The first of these reserves, often referred to as the Rainy Day Fund, is one of the most misunderstood mechanisms in state government.

Adopted in 1980, Article 8, Section 6(d) of the Delaware Constitution established a “Budget Reserve Account within the General Fund.” Although commonly known as the “Rainy Day Fund,” that name does not appear in the law.

Under limits also contained in the constitution, government officials cannot spend any more than 98% of projected revenues, leaving a 2% buffer of “unencumbered money.”

After the end of the fiscal year, a portion of the remaining unencumbered funds (if any) are paid into the Rainy Day Fund if it is below its statutory limit. The fund is capped at 5% of estimated General Fund revenues. At present, it contains $252.4 million.

Delaware law states the General Assembly can appropriate the Budget Reserve Account “as may be necessary to fund any unanticipated deficit in any given fiscal year or to provide funds required as a result of any revenue reduction enacted by the General Assembly.” Any appropriation from the fund requires a three-fifths vote (60%) in both the House of Representatives and the Senate.

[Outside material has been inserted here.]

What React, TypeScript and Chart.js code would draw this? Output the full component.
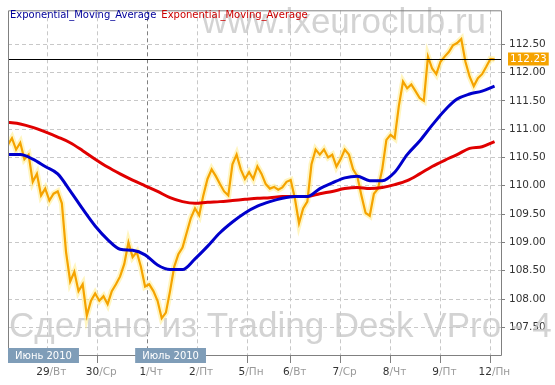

Despite the broad language of the statute, lawmakers and executive branch officials have come to view the Rainy Day Fund as something never to be touched short of a catastrophic occurrence. It has never been tapped, even in 2009 when the state faced a FY 2010 budget gap topping $750 million.

Delaware is among the fewer than one-third of U.S. states with the highest AAA bond rating. As a result, the state can borrow money at lower rates, saving taxpayers millions-of-dollars annually. Some state officials have attributed the rating, in part, to the untouchable nature of the Rainy Day Fund, although this point has been disputed.

The Pew Charitable Trusts issued a series of reports identifying best practices for building better rainy day funds, “emphasizing that states should study how sensitive their tax systems are to economic volatility; identify concrete objectives and an appropriate savings target; link deposits to economic or revenue growth; and establish withdrawal conditions that encourage use during periods of fiscal stress.”

A second reserve account was established about two years ago by Gov. John Carney under Executive Order 21. The Budget Stabilization Fund is available to be used to cover unexpected budgetary shortfalls. There is currently $126.3 million in the account.

Lawmakers will have more than two months to consider their options and the constantly shifting economic conditions. A new state operating budget must be enacted by July 1.